Aim:
Copy the listing below in full and skip every picture.

Data:
● ● ●

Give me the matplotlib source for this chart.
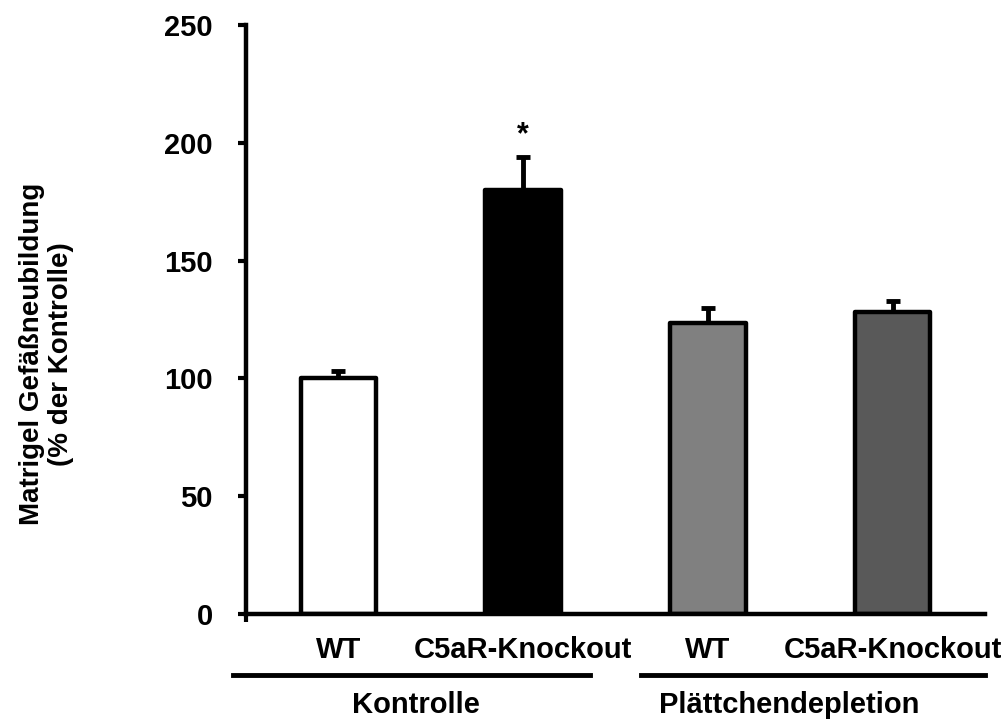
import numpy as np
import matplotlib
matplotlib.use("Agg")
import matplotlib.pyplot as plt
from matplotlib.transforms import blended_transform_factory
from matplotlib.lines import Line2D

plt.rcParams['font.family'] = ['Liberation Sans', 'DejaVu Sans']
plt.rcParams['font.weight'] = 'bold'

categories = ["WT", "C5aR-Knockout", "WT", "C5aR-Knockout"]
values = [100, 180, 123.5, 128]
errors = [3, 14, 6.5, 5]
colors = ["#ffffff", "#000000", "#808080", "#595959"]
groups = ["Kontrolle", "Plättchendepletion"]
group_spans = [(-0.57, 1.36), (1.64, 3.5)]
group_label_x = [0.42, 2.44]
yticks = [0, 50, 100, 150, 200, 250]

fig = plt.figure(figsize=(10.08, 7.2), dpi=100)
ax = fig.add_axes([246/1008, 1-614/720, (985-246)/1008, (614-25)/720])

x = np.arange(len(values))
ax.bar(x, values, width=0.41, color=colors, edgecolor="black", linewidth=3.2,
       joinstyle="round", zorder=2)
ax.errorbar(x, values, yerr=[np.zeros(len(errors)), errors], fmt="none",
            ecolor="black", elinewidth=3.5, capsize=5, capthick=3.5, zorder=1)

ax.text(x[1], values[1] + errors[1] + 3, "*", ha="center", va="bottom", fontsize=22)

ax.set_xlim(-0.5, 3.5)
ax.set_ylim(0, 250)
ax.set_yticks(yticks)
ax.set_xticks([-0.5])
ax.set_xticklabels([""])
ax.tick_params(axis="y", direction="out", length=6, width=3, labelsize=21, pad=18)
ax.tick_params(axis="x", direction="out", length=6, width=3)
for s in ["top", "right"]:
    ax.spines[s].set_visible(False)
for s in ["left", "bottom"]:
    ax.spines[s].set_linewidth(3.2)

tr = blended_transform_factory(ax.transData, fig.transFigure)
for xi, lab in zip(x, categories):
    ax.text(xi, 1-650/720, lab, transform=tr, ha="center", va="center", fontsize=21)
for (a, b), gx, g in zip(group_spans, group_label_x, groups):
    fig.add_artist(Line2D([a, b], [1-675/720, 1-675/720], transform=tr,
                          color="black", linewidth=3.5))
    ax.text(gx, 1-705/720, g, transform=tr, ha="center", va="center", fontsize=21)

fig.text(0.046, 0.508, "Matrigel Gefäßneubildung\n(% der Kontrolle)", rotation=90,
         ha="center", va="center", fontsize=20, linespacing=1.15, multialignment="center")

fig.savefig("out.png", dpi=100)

● ● ●

Task response:
Give me the matplotlib source for this chart.
import numpy as np
import matplotlib
matplotlib.use("Agg")
import matplotlib.pyplot as plt
from matplotlib.transforms import blended_transform_factory
from matplotlib.lines import Line2D

plt.rcParams['font.family'] = ['Liberation Sans', 'DejaVu Sans']
plt.rcParams['font.weight'] = 'bold'

categories = ["WT", "C5aR-Knockout", "WT", "C5aR-Knockout"]
values = [100, 180, 123.5, 128]
errors = [3, 14, 6.5, 5]
colors = ["#ffffff", "#000000", "#808080", "#595959"]
groups = ["Kontrolle", "Plättchendepletion"]
group_spans = [(-0.57, 1.36), (1.64, 3.5)]
group_label_x = [0.42, 2.44]
yticks = [0, 50, 100, 150, 200, 250]

fig = plt.figure(figsize=(10.08, 7.2), dpi=100)
ax = fig.add_axes([246/1008, 1-614/720, (985-246)/1008, (614-25)/720])

x = np.arange(len(values))
ax.bar(x, values, width=0.41, color=colors, edgecolor="black", linewidth=3.2,
       joinstyle="round", zorder=2)
ax.errorbar(x, values, yerr=[np.zeros(len(errors)), errors], fmt="none",
            ecolor="black", elinewidth=3.5, capsize=5, capthick=3.5, zorder=1)

ax.text(x[1], values[1] + errors[1] + 3, "*", ha="center", va="bottom", fontsize=22)

ax.set_xlim(-0.5, 3.5)
ax.set_ylim(0, 250)
ax.set_yticks(yticks)
ax.set_xticks([-0.5])
ax.set_xticklabels([""])
ax.tick_params(axis="y", direction="out", length=6, width=3, labelsize=21, pad=18)
ax.tick_params(axis="x", direction="out", length=6, width=3)
for s in ["top", "right"]:
    ax.spines[s].set_visible(False)
for s in ["left", "bottom"]:
    ax.spines[s].set_linewidth(3.2)

tr = blended_transform_factory(ax.transData, fig.transFigure)
for xi, lab in zip(x, categories):
    ax.text(xi, 1-650/720, lab, transform=tr, ha="center", va="center", fontsize=21)
for (a, b), gx, g in zip(group_spans, group_label_x, groups):
    fig.add_artist(Line2D([a, b], [1-675/720, 1-675/720], transform=tr,
                          color="black", linewidth=3.5))
    ax.text(gx, 1-705/720, g, transform=tr, ha="center", va="center", fontsize=21)

fig.text(0.046, 0.508, "Matrigel Gefäßneubildung\n(% der Kontrolle)", rotation=90,
         ha="center", va="center", fontsize=20, linespacing=1.15, multialignment="center")

fig.savefig("out.png", dpi=100)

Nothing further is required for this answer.